#### WRITTEN REQUEST:
Count each line below that has "this" anywhere in it. Answer with the total alone.

#### DATASET ENTRIES:
########################################

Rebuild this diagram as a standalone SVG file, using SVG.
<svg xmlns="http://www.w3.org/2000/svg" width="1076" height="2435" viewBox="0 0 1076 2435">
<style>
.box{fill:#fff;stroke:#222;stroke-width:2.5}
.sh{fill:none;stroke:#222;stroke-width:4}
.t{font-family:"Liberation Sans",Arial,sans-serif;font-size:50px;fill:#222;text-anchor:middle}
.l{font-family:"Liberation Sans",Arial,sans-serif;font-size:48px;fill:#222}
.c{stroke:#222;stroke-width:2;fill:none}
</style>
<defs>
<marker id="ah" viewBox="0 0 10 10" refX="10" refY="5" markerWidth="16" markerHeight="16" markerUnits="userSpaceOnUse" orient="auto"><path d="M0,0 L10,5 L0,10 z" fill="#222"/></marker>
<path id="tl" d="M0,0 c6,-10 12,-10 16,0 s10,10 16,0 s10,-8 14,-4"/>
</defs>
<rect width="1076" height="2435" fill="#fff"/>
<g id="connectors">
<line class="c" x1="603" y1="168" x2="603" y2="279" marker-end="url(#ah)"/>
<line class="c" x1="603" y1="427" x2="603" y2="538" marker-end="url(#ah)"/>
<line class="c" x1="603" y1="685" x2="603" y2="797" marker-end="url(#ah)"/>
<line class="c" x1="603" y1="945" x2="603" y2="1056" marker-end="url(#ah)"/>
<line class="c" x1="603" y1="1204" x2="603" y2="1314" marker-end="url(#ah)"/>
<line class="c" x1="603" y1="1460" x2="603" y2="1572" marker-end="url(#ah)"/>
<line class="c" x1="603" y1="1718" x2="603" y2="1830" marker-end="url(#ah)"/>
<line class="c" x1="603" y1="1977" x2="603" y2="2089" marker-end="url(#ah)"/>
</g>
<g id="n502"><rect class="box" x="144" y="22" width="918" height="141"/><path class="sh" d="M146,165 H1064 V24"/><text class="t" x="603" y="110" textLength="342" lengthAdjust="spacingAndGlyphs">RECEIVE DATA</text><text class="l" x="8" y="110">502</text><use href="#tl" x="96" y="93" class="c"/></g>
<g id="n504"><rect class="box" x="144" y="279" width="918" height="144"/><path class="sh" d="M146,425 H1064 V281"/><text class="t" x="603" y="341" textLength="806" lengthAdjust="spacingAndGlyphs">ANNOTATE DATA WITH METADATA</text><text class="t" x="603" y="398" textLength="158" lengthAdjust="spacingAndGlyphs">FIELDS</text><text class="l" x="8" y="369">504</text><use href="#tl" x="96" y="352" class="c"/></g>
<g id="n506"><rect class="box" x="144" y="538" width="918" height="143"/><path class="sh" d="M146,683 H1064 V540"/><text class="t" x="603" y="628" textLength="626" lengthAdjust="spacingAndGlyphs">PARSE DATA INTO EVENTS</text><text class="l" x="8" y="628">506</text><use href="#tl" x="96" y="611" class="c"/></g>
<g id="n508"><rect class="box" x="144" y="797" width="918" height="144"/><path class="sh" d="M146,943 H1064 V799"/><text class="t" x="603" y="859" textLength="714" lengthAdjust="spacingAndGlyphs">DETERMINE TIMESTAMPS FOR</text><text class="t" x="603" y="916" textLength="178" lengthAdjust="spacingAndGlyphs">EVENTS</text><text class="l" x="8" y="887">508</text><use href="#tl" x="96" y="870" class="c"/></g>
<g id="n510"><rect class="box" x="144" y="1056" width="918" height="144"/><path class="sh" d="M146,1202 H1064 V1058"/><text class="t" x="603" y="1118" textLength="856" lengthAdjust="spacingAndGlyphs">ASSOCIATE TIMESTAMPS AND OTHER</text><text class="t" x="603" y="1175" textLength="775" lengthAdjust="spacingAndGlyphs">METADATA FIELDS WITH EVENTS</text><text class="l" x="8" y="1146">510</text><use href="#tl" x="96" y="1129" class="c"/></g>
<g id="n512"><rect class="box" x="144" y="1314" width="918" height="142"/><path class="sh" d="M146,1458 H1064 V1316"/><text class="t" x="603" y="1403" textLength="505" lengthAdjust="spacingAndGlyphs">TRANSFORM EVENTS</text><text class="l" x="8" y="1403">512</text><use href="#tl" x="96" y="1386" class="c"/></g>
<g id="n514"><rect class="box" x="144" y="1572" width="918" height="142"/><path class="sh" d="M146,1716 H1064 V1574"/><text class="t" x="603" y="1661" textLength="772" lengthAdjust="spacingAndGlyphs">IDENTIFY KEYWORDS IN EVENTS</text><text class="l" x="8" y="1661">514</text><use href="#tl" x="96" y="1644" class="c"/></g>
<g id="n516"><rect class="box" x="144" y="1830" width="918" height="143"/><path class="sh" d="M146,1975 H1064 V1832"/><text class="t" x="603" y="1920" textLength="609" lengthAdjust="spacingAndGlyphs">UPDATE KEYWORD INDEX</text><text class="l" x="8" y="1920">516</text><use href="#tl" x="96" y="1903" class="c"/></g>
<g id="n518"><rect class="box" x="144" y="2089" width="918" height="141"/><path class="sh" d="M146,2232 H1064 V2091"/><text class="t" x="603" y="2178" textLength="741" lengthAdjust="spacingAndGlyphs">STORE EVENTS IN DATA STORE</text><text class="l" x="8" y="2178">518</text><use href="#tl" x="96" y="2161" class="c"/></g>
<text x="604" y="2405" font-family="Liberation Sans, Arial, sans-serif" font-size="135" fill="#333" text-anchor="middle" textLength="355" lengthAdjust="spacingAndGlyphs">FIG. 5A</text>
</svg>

########################################

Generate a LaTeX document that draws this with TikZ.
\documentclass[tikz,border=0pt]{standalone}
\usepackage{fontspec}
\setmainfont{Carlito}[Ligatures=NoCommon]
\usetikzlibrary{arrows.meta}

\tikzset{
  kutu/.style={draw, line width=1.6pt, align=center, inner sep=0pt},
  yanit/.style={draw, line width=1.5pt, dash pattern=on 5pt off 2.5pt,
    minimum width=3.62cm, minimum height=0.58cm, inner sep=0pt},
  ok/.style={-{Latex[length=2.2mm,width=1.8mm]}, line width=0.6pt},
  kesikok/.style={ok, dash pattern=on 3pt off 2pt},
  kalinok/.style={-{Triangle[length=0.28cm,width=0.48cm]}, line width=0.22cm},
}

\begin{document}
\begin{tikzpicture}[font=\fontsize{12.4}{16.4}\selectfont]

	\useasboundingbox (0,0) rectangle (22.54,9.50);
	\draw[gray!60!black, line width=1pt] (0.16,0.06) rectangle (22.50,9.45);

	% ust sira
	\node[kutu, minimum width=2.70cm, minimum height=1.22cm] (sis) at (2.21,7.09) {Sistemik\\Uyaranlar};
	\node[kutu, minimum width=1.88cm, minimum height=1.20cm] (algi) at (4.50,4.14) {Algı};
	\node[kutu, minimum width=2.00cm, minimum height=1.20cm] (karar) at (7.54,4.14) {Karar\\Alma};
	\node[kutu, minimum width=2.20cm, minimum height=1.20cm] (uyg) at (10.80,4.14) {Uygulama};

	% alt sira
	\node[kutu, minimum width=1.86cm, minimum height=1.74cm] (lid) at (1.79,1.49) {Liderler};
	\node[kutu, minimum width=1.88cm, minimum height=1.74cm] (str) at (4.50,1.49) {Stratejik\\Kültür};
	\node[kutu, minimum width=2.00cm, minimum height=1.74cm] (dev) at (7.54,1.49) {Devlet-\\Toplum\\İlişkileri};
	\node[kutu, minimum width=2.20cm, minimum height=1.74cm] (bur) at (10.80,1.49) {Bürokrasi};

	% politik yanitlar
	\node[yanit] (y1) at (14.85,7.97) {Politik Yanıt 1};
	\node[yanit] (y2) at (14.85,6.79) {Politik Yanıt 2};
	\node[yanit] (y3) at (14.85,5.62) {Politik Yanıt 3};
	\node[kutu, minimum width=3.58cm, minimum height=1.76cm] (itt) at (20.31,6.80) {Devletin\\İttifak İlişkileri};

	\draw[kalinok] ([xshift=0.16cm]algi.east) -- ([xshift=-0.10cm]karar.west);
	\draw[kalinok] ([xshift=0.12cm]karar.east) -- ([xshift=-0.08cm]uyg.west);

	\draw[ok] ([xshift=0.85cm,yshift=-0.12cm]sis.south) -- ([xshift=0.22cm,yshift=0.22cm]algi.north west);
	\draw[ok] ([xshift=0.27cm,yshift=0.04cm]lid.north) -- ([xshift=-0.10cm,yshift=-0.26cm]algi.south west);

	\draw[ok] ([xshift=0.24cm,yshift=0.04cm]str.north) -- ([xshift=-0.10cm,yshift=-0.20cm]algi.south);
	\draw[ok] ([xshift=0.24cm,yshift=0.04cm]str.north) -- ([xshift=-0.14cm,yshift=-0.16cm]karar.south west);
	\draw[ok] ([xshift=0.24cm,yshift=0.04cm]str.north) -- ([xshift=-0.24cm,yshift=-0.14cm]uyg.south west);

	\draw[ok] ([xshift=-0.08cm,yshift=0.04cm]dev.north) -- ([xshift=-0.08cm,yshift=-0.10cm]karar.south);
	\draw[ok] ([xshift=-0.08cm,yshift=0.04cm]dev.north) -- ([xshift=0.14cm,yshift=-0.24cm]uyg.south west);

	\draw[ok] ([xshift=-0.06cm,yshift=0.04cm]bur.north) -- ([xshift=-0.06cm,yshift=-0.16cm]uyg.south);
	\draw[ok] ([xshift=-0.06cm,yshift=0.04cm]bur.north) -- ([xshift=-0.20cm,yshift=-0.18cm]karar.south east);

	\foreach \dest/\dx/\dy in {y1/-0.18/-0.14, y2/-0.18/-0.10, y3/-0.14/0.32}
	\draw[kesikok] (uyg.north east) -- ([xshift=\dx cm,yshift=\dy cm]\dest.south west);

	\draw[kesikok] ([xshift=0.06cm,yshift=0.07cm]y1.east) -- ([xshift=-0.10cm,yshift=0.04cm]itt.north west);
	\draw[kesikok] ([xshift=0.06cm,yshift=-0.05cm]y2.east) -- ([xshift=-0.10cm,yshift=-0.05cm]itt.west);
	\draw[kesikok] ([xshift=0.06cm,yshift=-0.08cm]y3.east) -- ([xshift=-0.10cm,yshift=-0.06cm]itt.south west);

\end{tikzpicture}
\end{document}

########################################

#### SOLUTION TO THE EXERCISE:
2